By Cristy Good, MGMA staff member
A SWOT (strengths, weaknesses, opportunities and threats) analysis can be used as part of business planning; market analysis; project management; organizational change; individual development, such as a career change or evaluation; or any situation requiring strategic planning to reach an objective.
A simple SWOT analysis can be helpful for any size of practice to consider both internal and external factors and take an honest look at which strategies or operations need to change.
While you can create a SWOT analysis using a list format, it is common for these categories to be represented in a 2x2 matrix.
Internal and external factors in SWOT analysis
Strengths and weaknesses
These are internal factors in financial resources, human resources, facilities, equipment, processes and systems. They may include elements such as business culture, certifications, reputation and leadership. It’s important to remember that what constitutes a strength or weakness will depend on the objective you are assessing. An element of your business could be a strength in one instance and a weakness in another, depending on how it affects your objectives. In general, you are looking for characteristics that give your practice an advantage or disadvantage in achieving an objective.
Opportunities and threats
The external elements influencing your practice may include market trends, outside funding, customer demographics, suppliers, economic climate, and political and environmental issues. This analysis can help identify new business opportunities and areas for growth, as well as issues that could hinder a project or business endeavor. External factors are typically outside your control — even weather and seasonal changes can influence business goals. Anticipating these factors can help your team plan ahead and stay flexible when they occur. Part of the analysis is to examine how external opportunities and threats relate to internal strengths and weaknesses to determine whether an objective is attainable.
The SWOT framework is effective for analyzing and creating a simplified picture of a complex situation. But it’s possible to oversimplify, which is one of the limitations of SWOT analysis. Another is that it is primarily a summary tool and doesn’t provide a clear plan of action. Taking SWOT issues and translating them into actions is a critical part of the process, but it relies on the ability of whomever is conducting the analysis to identify key factors and use them to develop an effective strategy. This is a subjective process with inherent limitations, but SWOT analysis can provide valuable insight for any business, project or individual.
How do I take action?
Before you start developing strategies, make sure your SWOT matrix is complete — everything listed in your analysis should be bulleted, each bullet should be short and to the point, and each bullet should be listed in order of priority.
Next you will use your SWOT to do a TOWS analysis, which is a variant of the SWOT and stands for Threats, Opportunities, Weaknesses and Strengths. A TOWS analysis will help you make connections between each quadrant of your analysis. You will work around the 2x2 matrix, combining information from two quadrants to create actionable strategies.
Take two quadrants such as those listed below and develop action plans accordingly.
- Strengths/Opportunities: Use your internal strengths to take advantage of opportunities. For example, improve quality of services and reduce cost of services.

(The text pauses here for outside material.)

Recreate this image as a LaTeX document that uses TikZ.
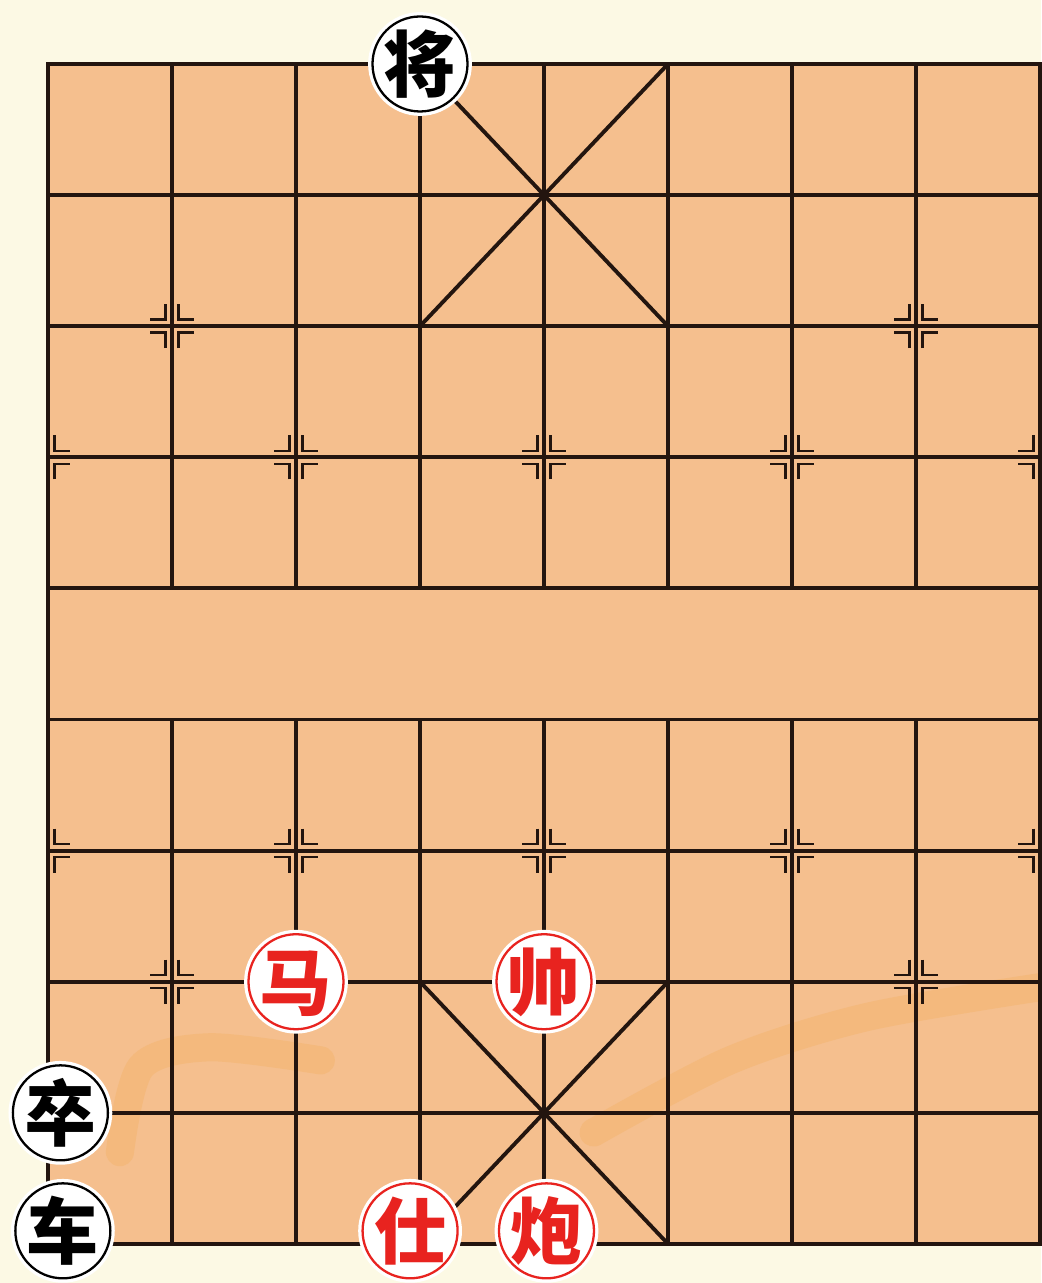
\documentclass[tikz,border=0pt]{standalone}
\usepackage{fontspec}
\usepackage{tikz}
\newfontfamily\cjk{Noto Sans CJK SC}
\definecolor{paper}{HTML}{FCF9E4}
\definecolor{boardbg}{HTML}{F5BF8E}
\definecolor{gridline}{HTML}{23150F}
\definecolor{piecered}{HTML}{E8231F}
\definecolor{brush}{HTML}{F0A030}
% glyph with no size, centred on the node
\newcommand{\pz}[1]{\makebox[0pt]{\raisebox{-0.38em}[0pt][0pt]{#1}}}

\tikzset{
  posmark/.pic={
    \draw[markline] (0.13cm,0.44cm) -- (0.13cm,0.13cm) -- (0.44cm,0.13cm);
    \draw[markline] (0.13cm,-0.44cm) -- (0.13cm,-0.13cm) -- (0.44cm,-0.13cm);
  }
}

\begin{document}
\begin{tikzpicture}[x=2.48cm, y=-2.622cm,
                    gridln/.style={draw=gridline, line width=2.2pt},
                    markline/.style={draw=gridline, line width=1.4pt},
                    piece/.style={circle, fill=white, draw=#1, line width=1.3pt,
                                  minimum size=1.9cm, inner sep=0pt,
                                  preaction={draw=white, line width=5pt},
                                  text=#1, font=\cjk\bfseries\fontsize{41}{41}\selectfont}]
\useasboundingbox (-0.387,-0.488) rectangle (8.008,9.298);
\fill[paper] (-0.387,-0.488) rectangle (8.008,9.298);
\fill[boardbg] (0,0) rectangle (8.008,9);
% faint brush strokes
\draw[brush, opacity=0.18, line width=16pt, line cap=round]
  plot[smooth] coordinates {(0.58,8.3) (0.75,7.65) (1.3,7.5) (2.2,7.6)};
\draw[brush, opacity=0.18, line width=16pt, line cap=round]
  plot[smooth] coordinates {(4.4,8.15) (5.5,7.6) (6.6,7.27) (8.01,7.04)};
% grid
\foreach \r in {0,...,9}
  \draw[gridln] (0,\r) -- (8,\r);
\foreach \c in {1,...,7} {
  \draw[gridln] (\c,0) -- (\c,4);
  \draw[gridln] (\c,5) -- (\c,9);
}
\draw[gridln, line width=2.6pt] (0,0) rectangle (8,9);
% palaces
\draw[gridln] (3,0) -- (5,2) (5,0) -- (3,2);
\draw[gridln] (3,7) -- (5,9) (5,7) -- (3,9);
% position marks
\foreach \c/\r in {1/2,7/2,2/3,4/3,6/3,2/6,4/6,6/6,1/7,7/7} {
  \pic at (\c,\r) {posmark};
  \pic[xscale=-1] at (\c,\r) {posmark};
}
\foreach \r in {3,6} {
  \pic at (0,\r) {posmark};
  \pic[xscale=-1] at (8,\r) {posmark};
}
% pieces
\node[piece=black]    (jiang) at (3,0)       {\pz{将}};
\node[piece=piecered] (ma)    at (2,7)       {\pz{马}};
\node[piece=piecered] (shuai) at (4,7)       {\pz{帅}};
\node[piece=black]    (zu)    at (0.1,8)     {\pz{卒}};
\node[piece=black]    (che)   at (0.12,8.9)  {\pz{车}};
\node[piece=piecered] (shi)   at (2.92,8.9)  {\pz{仕}};
\node[piece=piecered] (pao)   at (4.02,8.9)  {\pz{炮}};
\end{tikzpicture}
\end{document}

- Strengths/Threats: Use your strengths to minimize threats. For example, start new product development projects to enter different markets.
- Weaknesses/Opportunities: Improve weaknesses by taking advantage of opportunities. This might require finding new and cheaper suppliers, developing more aggressive marketing campaigns and reviewing operational processes to reduce costs.
- Weaknesses/Threats: Work to eliminate weaknesses to avoid threats. This could involve closing out poor-selling products, terminating under-performing employees and developing more aggressive selling techniques.
Completing a SWOT analysis and developing TOWS strategies may sound like a waste of time for a small practice, but it's not. A SWOT analysis is even more critical for small practices that typically don't have the support of large corporate departments. The burden of maintaining and growing a practice falls entirely on the shoulders of the owner, who must be ready to react to changes in the marketplace. SWOT and TOWS methods are simple, organized ways for both a small practice owner and large organizations to develop a plan, so that the business can survive in the long run.